- Task requirements -
Will you repeat only the lines from the one with "What TikZ code" through the one with "(0,0) rectangle (961,583);", both included, leaving every picture out?

========

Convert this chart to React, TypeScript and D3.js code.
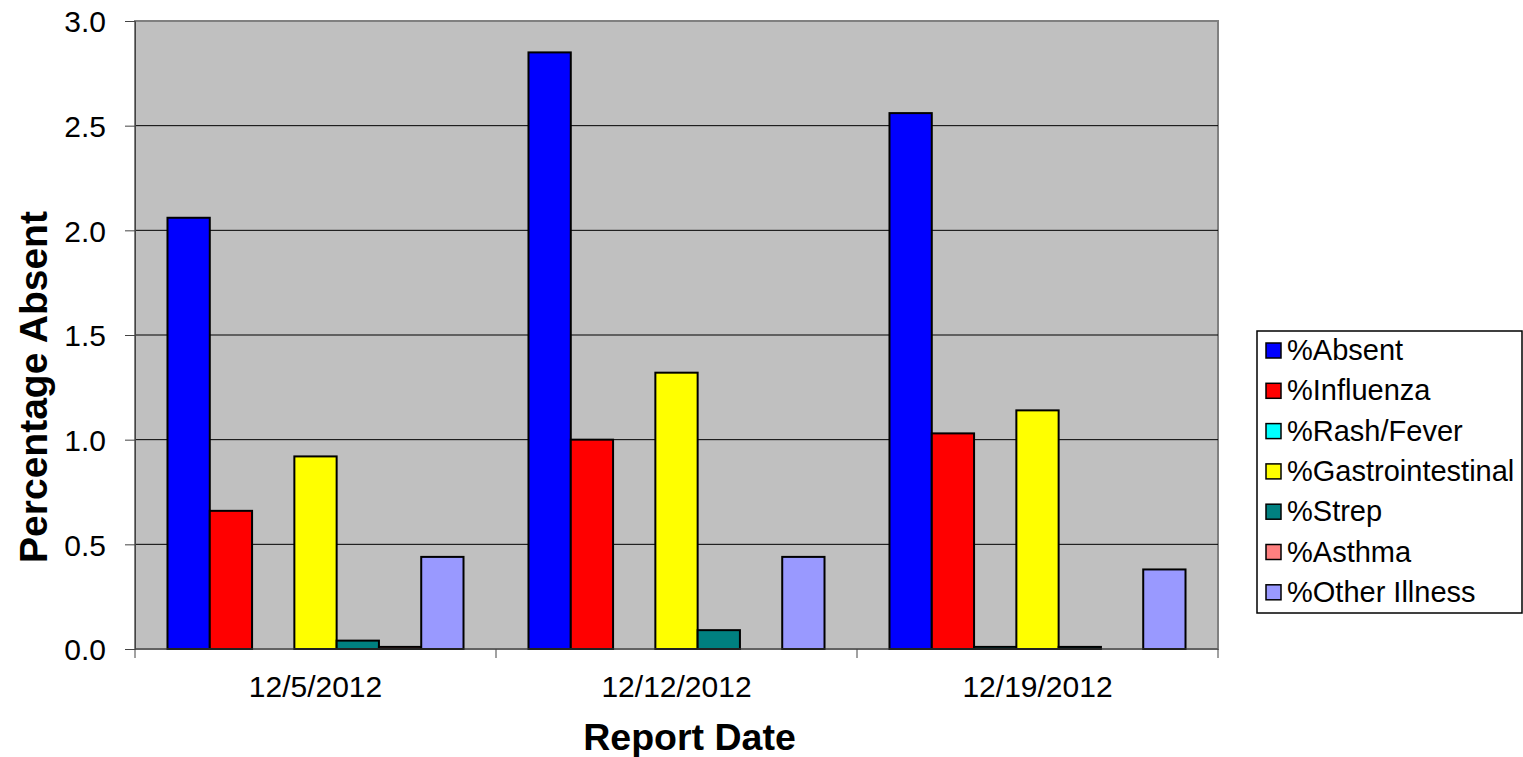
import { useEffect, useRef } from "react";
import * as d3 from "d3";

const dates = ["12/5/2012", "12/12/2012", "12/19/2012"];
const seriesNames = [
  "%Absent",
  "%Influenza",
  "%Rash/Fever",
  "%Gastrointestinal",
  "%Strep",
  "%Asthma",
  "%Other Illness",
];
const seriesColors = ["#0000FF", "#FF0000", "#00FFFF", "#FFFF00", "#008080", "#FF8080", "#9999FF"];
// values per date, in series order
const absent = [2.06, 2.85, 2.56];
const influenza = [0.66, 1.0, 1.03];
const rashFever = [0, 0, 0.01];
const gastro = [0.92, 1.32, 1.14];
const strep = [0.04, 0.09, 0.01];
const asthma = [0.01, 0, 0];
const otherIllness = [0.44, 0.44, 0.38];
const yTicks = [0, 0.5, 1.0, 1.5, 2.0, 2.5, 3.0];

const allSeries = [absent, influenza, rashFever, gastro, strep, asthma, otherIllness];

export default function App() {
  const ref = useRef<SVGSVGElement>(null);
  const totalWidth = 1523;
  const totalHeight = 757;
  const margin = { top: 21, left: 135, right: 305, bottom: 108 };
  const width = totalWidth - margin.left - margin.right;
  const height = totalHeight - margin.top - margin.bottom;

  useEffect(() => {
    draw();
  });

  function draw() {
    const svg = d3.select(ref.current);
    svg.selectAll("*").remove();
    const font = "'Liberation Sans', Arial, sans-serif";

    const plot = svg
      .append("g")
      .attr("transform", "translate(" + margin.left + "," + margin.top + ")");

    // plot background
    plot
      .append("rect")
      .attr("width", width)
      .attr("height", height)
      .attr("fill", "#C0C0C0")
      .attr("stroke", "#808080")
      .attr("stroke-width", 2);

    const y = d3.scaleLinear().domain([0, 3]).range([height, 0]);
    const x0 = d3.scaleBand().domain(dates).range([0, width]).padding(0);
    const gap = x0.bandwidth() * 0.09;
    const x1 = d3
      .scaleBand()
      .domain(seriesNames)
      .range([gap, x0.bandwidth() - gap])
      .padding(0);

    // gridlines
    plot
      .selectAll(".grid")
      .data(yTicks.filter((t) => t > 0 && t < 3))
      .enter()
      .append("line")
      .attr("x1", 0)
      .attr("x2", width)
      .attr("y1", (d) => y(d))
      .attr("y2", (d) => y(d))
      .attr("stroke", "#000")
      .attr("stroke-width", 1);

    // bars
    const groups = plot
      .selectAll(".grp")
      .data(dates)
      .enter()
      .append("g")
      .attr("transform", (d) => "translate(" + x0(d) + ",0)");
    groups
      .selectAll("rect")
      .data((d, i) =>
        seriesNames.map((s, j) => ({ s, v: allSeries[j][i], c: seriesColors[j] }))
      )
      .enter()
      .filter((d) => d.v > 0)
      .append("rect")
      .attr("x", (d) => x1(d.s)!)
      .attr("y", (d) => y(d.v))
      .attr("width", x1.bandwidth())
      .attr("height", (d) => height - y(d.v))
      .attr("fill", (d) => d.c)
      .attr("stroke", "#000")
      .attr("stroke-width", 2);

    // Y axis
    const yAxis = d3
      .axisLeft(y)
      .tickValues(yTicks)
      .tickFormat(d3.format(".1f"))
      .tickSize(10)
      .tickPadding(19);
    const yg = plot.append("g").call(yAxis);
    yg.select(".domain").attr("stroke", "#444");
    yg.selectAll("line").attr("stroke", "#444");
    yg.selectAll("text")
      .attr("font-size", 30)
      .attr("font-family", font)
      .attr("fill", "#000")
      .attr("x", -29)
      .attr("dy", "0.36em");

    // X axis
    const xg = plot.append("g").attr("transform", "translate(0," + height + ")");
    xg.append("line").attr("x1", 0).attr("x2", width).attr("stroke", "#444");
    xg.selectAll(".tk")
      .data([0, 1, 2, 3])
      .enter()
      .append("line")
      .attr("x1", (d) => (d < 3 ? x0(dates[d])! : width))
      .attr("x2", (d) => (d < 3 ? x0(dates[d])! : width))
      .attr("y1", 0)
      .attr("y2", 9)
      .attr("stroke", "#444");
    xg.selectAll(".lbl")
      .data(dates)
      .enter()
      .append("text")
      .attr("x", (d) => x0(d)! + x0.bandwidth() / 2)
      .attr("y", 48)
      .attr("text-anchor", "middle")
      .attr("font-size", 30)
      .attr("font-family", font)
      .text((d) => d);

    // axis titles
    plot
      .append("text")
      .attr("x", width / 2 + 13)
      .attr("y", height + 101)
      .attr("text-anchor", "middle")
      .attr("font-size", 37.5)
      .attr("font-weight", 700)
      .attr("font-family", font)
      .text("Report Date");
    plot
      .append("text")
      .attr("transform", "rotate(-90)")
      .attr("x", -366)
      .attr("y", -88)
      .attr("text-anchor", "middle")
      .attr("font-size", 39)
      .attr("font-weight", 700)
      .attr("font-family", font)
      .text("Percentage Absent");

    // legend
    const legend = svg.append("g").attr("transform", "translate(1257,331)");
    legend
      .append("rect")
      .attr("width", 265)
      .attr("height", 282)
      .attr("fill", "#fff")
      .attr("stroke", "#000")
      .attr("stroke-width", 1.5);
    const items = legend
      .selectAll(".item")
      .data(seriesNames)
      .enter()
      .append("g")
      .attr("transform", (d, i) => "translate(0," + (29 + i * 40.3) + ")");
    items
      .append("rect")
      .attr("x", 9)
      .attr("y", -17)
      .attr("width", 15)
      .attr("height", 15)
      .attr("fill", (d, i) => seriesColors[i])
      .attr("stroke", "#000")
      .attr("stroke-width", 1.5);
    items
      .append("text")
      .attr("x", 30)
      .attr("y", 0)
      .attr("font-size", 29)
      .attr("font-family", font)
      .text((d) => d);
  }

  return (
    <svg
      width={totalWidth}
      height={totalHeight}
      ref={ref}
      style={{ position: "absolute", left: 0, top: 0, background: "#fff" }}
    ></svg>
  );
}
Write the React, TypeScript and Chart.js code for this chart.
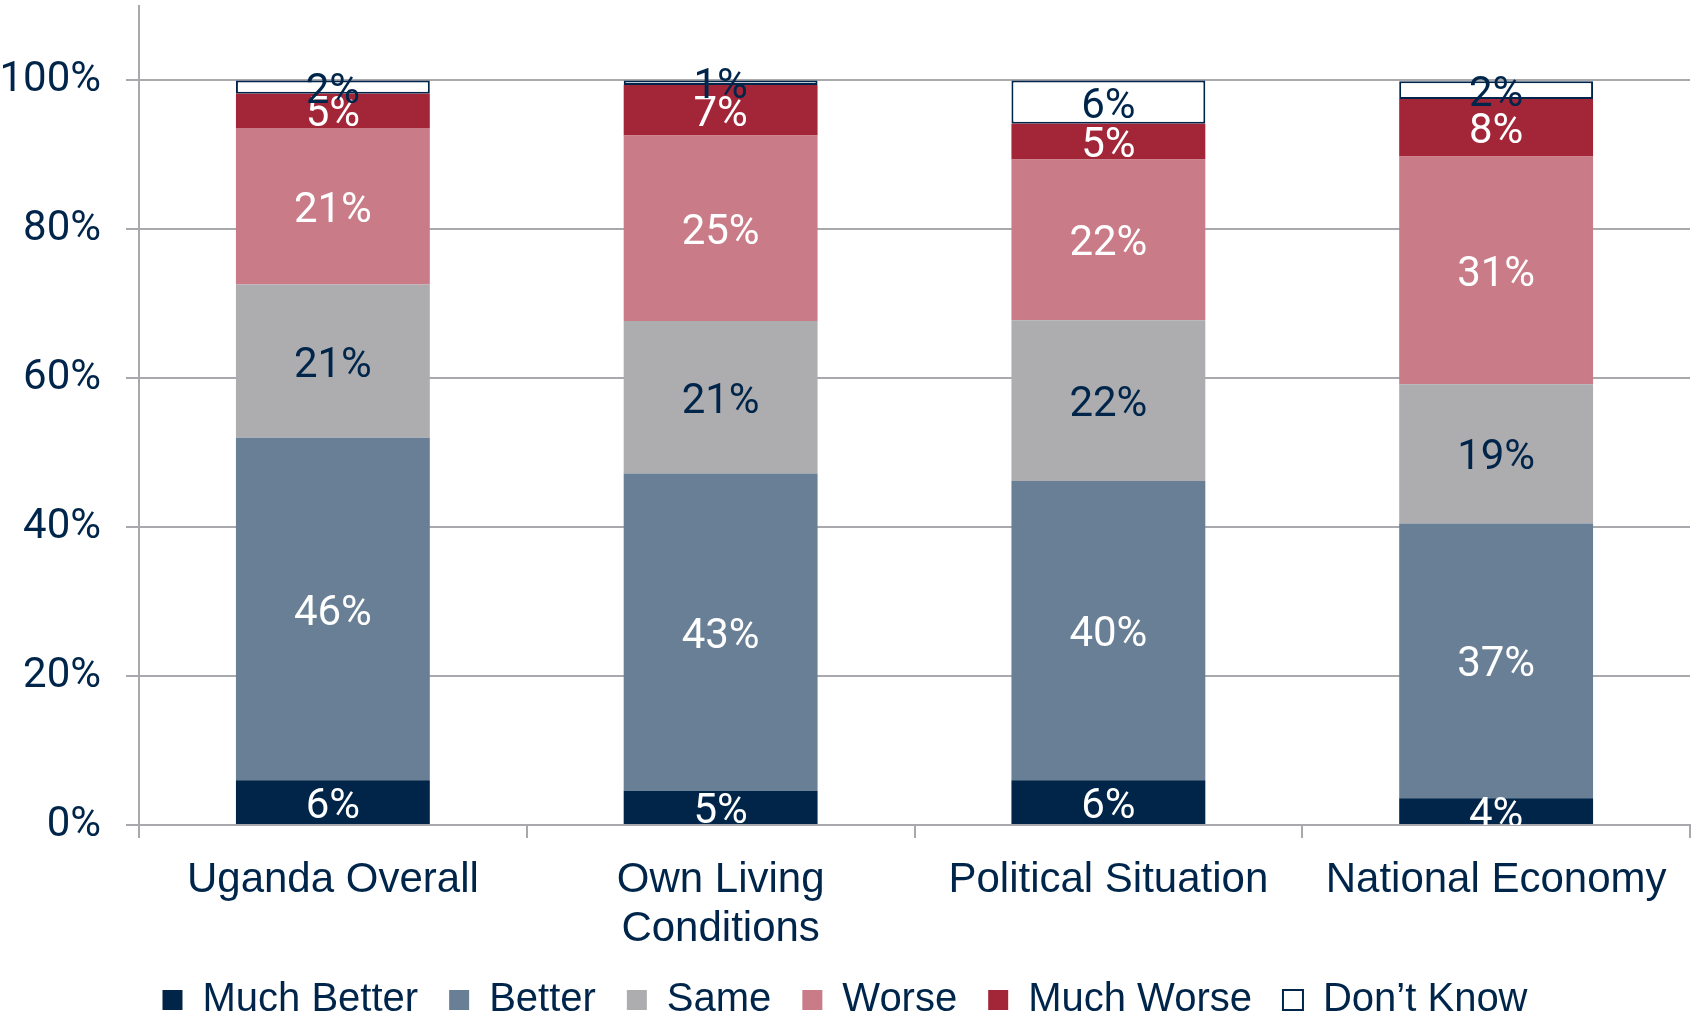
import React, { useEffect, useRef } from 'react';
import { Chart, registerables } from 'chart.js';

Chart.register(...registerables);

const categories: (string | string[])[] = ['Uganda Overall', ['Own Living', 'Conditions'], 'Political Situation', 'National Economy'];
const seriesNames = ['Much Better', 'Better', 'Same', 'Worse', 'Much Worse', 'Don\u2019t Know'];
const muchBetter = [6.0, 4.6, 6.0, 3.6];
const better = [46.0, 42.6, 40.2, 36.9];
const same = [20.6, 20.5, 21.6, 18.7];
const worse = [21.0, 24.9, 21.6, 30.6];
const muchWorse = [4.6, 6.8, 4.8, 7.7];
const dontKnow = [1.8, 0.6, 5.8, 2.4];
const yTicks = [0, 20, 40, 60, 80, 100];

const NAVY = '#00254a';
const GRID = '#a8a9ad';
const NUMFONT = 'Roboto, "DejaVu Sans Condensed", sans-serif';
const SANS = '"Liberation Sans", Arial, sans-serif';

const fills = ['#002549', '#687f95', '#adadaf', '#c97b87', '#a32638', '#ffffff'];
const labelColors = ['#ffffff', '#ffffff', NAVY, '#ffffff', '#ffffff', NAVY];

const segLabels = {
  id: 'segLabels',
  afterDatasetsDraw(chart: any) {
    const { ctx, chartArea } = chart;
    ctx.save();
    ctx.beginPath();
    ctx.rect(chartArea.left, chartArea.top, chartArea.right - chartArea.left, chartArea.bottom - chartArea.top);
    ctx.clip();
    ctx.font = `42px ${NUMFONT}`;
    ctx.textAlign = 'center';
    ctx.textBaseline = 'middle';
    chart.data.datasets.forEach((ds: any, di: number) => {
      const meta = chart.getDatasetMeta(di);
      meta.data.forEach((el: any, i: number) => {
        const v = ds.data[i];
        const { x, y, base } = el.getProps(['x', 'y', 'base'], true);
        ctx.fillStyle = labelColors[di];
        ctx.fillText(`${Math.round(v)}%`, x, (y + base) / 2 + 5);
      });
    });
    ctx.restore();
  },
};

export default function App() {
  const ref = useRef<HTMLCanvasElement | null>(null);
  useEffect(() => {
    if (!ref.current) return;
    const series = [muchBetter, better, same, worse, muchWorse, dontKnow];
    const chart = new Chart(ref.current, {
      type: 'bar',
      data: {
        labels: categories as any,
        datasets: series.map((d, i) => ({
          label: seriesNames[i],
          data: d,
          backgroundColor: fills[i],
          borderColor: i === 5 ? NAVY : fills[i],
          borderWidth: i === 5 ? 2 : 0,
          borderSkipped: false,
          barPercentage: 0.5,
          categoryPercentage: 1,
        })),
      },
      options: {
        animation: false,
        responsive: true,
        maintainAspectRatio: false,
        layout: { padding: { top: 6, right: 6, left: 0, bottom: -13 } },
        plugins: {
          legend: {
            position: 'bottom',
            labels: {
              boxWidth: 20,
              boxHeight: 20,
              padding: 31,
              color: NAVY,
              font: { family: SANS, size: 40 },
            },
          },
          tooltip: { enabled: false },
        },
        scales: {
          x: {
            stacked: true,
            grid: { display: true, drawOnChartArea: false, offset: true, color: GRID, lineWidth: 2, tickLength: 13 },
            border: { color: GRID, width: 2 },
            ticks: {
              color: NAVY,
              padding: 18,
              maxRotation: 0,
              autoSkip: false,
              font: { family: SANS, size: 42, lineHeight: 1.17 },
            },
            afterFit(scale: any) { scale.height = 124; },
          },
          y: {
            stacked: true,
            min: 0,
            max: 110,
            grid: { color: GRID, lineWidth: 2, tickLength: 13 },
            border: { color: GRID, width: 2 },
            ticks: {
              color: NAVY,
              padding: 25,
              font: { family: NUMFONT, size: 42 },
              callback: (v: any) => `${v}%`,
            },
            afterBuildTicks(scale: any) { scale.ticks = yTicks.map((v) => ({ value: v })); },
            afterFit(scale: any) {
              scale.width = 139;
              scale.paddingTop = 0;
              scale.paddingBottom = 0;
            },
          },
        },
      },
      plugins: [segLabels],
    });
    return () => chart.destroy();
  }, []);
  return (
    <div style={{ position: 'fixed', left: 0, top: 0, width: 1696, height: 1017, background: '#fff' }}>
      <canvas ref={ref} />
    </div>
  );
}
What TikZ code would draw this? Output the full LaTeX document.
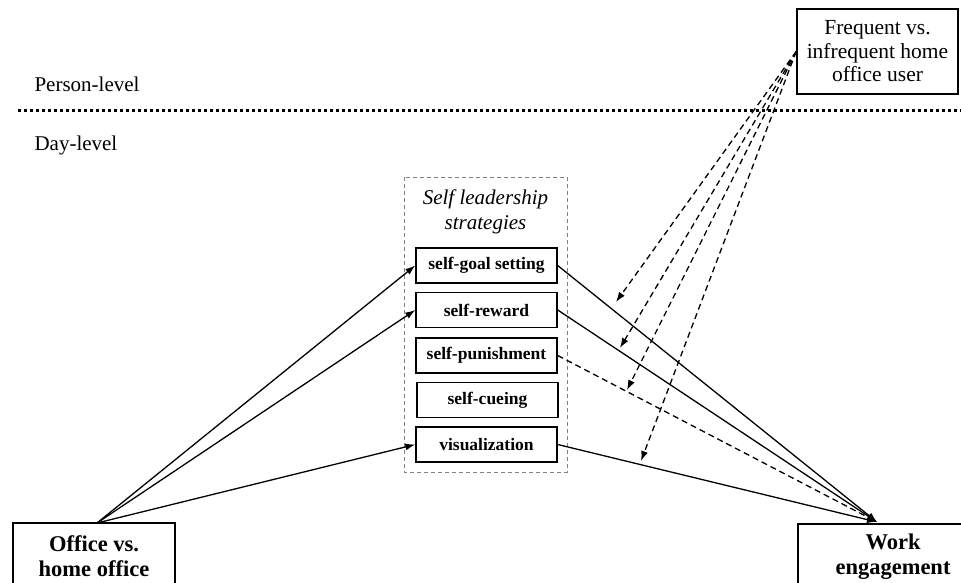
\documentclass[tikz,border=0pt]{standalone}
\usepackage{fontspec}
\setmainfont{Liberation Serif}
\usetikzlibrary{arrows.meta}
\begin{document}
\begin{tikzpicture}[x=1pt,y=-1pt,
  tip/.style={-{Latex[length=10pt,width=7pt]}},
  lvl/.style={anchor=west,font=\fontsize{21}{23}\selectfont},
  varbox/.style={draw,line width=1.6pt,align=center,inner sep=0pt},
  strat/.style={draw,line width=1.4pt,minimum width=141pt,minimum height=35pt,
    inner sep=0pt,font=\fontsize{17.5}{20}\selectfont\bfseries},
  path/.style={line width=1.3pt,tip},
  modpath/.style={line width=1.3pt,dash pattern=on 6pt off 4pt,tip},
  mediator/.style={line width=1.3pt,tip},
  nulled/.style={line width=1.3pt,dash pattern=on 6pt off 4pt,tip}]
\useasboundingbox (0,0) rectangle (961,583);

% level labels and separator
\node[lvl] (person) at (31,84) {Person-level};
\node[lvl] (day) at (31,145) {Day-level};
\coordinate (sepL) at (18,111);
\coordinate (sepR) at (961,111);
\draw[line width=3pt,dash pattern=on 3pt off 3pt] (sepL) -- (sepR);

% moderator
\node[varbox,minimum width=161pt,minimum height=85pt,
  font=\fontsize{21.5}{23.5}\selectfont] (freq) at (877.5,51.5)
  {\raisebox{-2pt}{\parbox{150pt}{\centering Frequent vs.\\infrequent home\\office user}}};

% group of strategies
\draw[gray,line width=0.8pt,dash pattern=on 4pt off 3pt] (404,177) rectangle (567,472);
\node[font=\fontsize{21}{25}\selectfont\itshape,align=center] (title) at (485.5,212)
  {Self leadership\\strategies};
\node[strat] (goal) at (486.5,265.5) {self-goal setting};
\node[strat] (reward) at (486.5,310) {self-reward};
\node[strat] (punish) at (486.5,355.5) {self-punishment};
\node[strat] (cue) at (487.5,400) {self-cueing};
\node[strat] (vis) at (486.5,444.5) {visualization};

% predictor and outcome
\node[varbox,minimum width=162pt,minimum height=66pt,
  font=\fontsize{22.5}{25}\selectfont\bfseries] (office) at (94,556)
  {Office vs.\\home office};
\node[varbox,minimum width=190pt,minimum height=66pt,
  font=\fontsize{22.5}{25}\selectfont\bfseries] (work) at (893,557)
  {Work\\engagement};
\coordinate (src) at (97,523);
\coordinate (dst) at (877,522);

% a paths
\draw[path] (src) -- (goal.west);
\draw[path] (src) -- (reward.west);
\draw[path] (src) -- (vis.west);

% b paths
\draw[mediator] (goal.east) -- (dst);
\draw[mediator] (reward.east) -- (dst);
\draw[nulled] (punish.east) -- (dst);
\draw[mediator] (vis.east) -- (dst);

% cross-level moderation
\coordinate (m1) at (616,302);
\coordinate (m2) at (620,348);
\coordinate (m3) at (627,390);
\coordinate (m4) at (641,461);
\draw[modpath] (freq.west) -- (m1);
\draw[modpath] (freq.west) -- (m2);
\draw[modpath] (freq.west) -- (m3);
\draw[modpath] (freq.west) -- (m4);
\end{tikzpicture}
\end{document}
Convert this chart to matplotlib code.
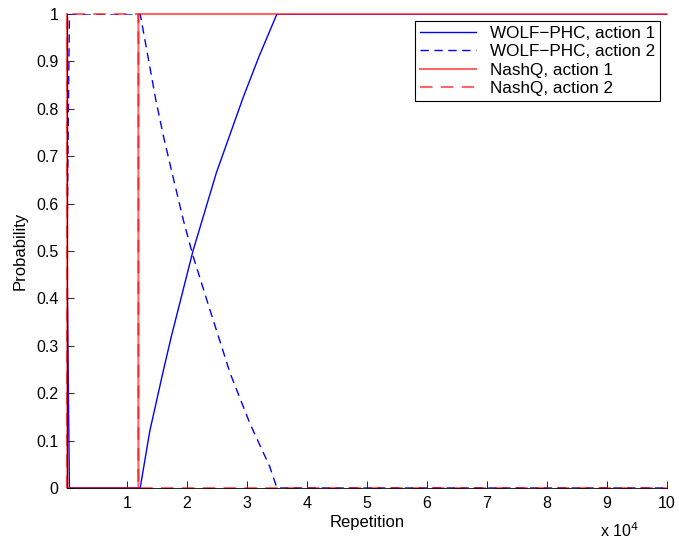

========

- Result of this task -
What TikZ code would draw this? Output the full LaTeX document.
\documentclass[tikz,border=0pt]{standalone}
\usepackage{fontspec}
\setmainfont{Liberation Serif}
\usetikzlibrary{arrows.meta}
\begin{document}
\begin{tikzpicture}[x=1pt,y=-1pt,
  tip/.style={-{Latex[length=10pt,width=7pt]}},
  lvl/.style={anchor=west,font=\fontsize{21}{23}\selectfont},
  varbox/.style={draw,line width=1.6pt,align=center,inner sep=0pt},
  strat/.style={draw,line width=1.4pt,minimum width=141pt,minimum height=35pt,
    inner sep=0pt,font=\fontsize{17.5}{20}\selectfont\bfseries},
  path/.style={line width=1.3pt,tip},
  modpath/.style={line width=1.3pt,dash pattern=on 6pt off 4pt,tip},
  mediator/.style={line width=1.3pt,tip},
  nulled/.style={line width=1.3pt,dash pattern=on 6pt off 4pt,tip}]
\useasboundingbox (0,0) rectangle (961,583);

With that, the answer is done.